When seeking a short-term loan, it is crucial to distinguish between a legitimate lender and a predatory one. Predatory lenders use unfair, deceptive, or abusive practices that can trap borrowers in cycles of debt. Recognizing the warning signs can help you protect your finances and make more informed decisions.
Key Warning Signs of a Predatory Payday Lender
Be highly cautious of lenders who exhibit any of the following characteristics:
- Lack of Clear, Upfront Disclosure of Costs: A legitimate lender will clearly state the finance charge and Annual Percentage Rate (APR) before you agree to the loan. If the fees, due date, or total repayment amount are confusing, buried in fine print, or not provided until after you commit, it is a major red flag. According to the Consumer Financial Protection Bureau (CFPB), clear cost disclosure is a fundamental consumer right.
- Pressure to Borrow More Than You Need or Can Repay: A lender who encourages you to take out a larger loan than you requested, or who does not reasonably assess your ability to repay the loan on time with your regular income, may be setting you up for failure and subsequent rollovers.
- No Consideration of Your Ability to Repay: Responsible lenders make some effort to verify that a borrower has the means to repay the loan without immediately re-borrowing. A lender that asks no questions about your income, expenses, or other debts and approves you instantly is often prioritizing fees over your financial stability.
- Aggressive or Deceptive Collection Practices: Threats of criminal prosecution, harassment at your workplace, or abusive language are illegal and hallmarks of predatory operations. Legitimate lenders follow state and federal debt collection laws.

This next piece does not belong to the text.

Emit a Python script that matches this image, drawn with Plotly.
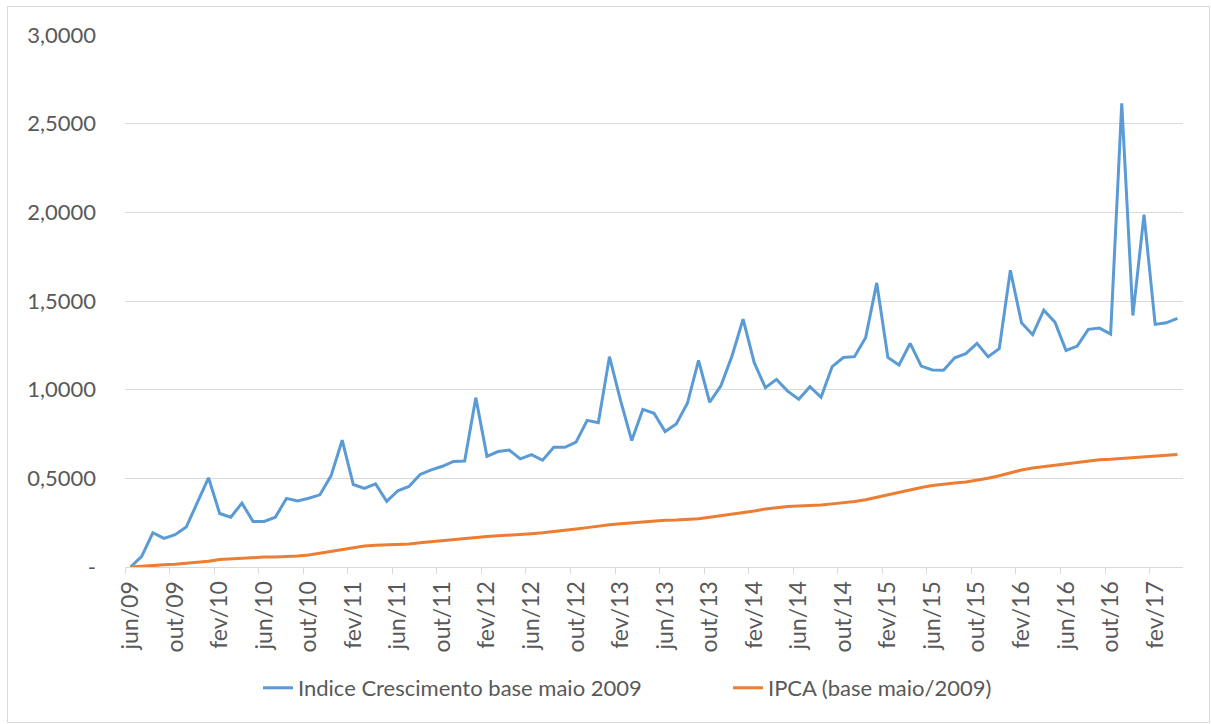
import plotly.graph_objects as go

months_pt = ["jan", "fev", "mar", "abr", "mai", "jun", "jul", "ago", "set", "out", "nov", "dez"]
years = ["09", "10", "11", "12", "13", "14", "15", "16", "17"]
# monthly categories from jun/09 to abr/17
categories = [f"{m}/{y}" for y in years for m in months_pt][5:5 + 95]

indice_crescimento = [
    0.000, 0.060, 0.193, 0.161, 0.182, 0.225, 0.364, 0.503, 0.302, 0.281,
    0.360, 0.257, 0.257, 0.281, 0.387, 0.373, 0.388, 0.407, 0.514, 0.715,
    0.465, 0.443, 0.469, 0.370, 0.430, 0.454, 0.522, 0.548, 0.568, 0.595,
    0.598, 0.955, 0.624, 0.651, 0.660, 0.610, 0.634, 0.602, 0.675, 0.675,
    0.704, 0.827, 0.814, 1.186, 0.938, 0.713, 0.889, 0.867, 0.764, 0.807,
    0.923, 1.165, 0.929, 1.021, 1.189, 1.398, 1.152, 1.011, 1.058, 0.992,
    0.946, 1.017, 0.957, 1.130, 1.181, 1.186, 1.293, 1.602, 1.182, 1.139,
    1.261, 1.133, 1.111, 1.109, 1.180, 1.203, 1.261, 1.186, 1.231, 1.673,
    1.377, 1.310, 1.448, 1.381, 1.221, 1.246, 1.340, 1.347, 1.313, 2.615,
    1.418, 1.987, 1.368, 1.377, 1.402,
]

ipca = [
    0.000, 0.005, 0.008, 0.012, 0.015, 0.020, 0.025, 0.033, 0.042, 0.046,
    0.050, 0.054, 0.056, 0.057, 0.058, 0.062, 0.068, 0.078, 0.088, 0.098,
    0.108, 0.118, 0.122, 0.124, 0.126, 0.130, 0.137, 0.143, 0.149, 0.156,
    0.163, 0.169, 0.172, 0.176, 0.179, 0.184, 0.188, 0.193, 0.199, 0.206,
    0.214, 0.222, 0.231, 0.238, 0.244, 0.250, 0.256, 0.261, 0.264, 0.265,
    0.267, 0.272, 0.280, 0.288, 0.297, 0.306, 0.316, 0.327, 0.335, 0.341,
    0.344, 0.346, 0.350, 0.356, 0.362, 0.369, 0.379, 0.393, 0.408, 0.424,
    0.437, 0.448, 0.459, 0.468, 0.474, 0.479, 0.488, 0.500, 0.515, 0.531,
    0.547, 0.558, 0.566, 0.575, 0.585, 0.592, 0.600, 0.605, 0.607, 0.611,
    0.614, 0.619, 0.624, 0.629, 0.634,
]

y_tickvals = [0, 0.5, 1.0, 1.5, 2.0, 2.5, 3.0]
y_ticktext = ["-", "0,5000", "1,0000", "1,5000", "2,0000", "2,5000", "3,0000"]

series_names = ["Indice Crescimento base maio 2009", "IPCA (base maio/2009)"]
series_colors = ["#5B9BD5", "#ED7D31"]

FONT = "Lato"
TXT = "#595959"

fig = go.Figure()
for name, vals, col in zip(series_names, [indice_crescimento, ipca], series_colors):
    fig.add_trace(go.Scatter(
        x=categories, y=vals, mode="lines", name=name,
        line=dict(color=col, width=3),
    ))

W, H = 1211, 724
ml, mr, mt, mb = 125, 28, 35, 157
pw = W - ml - mr
ph = H - mt - mb

def px_to_paper_x(px):
    return (px - ml) / pw

def px_to_paper_y(py):
    return (H - mb - py) / ph

fig.update_layout(
    width=W, height=H,
    margin=dict(l=ml, r=mr, t=mt, b=mb),
    paper_bgcolor="white", plot_bgcolor="white",
    font=dict(family=FONT, size=22, color=TXT),
    showlegend=True,
    legend=dict(
        orientation="h",
        x=px_to_paper_x(258), xanchor="left",
        y=px_to_paper_y(688), yanchor="middle",
        font=dict(family=FONT, size=22, color=TXT),
        entrywidth=425,
        bgcolor="rgba(0,0,0,0)",
    ),
    xaxis=dict(
        type="category",
        categoryorder="array", categoryarray=categories,
        range=[-0.5, len(categories) - 0.5],
        tickmode="linear", tick0=0, dtick=4,
        tickson="boundaries",
        ticks="outside", ticklen=6, tickcolor="#d9d9d9", tickwidth=1,
        tickangle=-90, ticklabelstandoff=4,
        tickfont=dict(family=FONT, size=23, color=TXT),
        showline=True, linecolor="#d9d9d9", linewidth=1,
        showgrid=False, zeroline=False,
    ),
    yaxis=dict(
        range=[0, 3.0],
        tickmode="array", tickvals=y_tickvals, ticktext=y_ticktext,
        ticks="", ticklabelstandoff=28,
        tickfont=dict(family=FONT, size=22, color=TXT),
        showgrid=True, gridcolor="#d9d9d9", gridwidth=1,
        showline=False, zeroline=False,
    ),
    shapes=[dict(
        type="rect", xref="paper", yref="paper",
        x0=px_to_paper_x(7.5), x1=px_to_paper_x(1209.5),
        y0=px_to_paper_y(722.5), y1=px_to_paper_y(6.5),
        line=dict(color="#d9d9d9", width=1), fillcolor="rgba(0,0,0,0)",
        layer="below",
    )],
)

fig.write_html("out.html")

- Requiring Access to Your Bank Account as a Condition: While many legitimate lenders use electronic repayment, be wary if a lender demands your bank login credentials (as opposed to routing and account numbers) or insists on a remote check or electronic device as collateral. This can lead to unauthorized withdrawals.
- Not Licensed in Your State: Payday lenders are required to be licensed in the states where they operate. You can verify a lender's license with your state's attorney general or banking regulator. An unlicensed online lender may be operating illegally outside of state consumer protection laws.
- Evasion of State Interest Rate Caps: Some lenders may attempt to circumvent state usury laws by partnering with out-of-state or tribal banks. This can result in APRs that far exceed your state's legal limits, sometimes reaching 400% or more.
How to Protect Yourself
Before taking any loan, take these protective steps:
- Verify the Lender: Check for complaints with the CFPB and your state's financial regulator. Confirm the lender's physical address and state license.
- Calculate the Total Cost: Always calculate the total amount you will repay, including all fees. Use the APR to compare the cost of this loan to other credit options, even though the loan term is short.
- Read the Entire Agreement: Do not skip the fine print. Look for clauses about automatic rollovers, late fees, non-sufficient funds (NSF) fees, and what happens if you default.
- Know Your Rights: Familiarize yourself with your state's specific laws regarding payday loans, including cooling-off periods between loans, maximum loan amounts, and restrictions on rollovers.
- Explore Alternatives First: Consider options like a small loan from a credit union, a payment plan with your biller, or local emergency assistance programs. These typically come with far lower costs and more flexible terms.
Ultimately, the most significant warning sign is a feeling of pressure or confusion. A trustworthy financial transaction should be transparent and understandable. Taking the time to research and compare options is your best defense against predatory lending practices.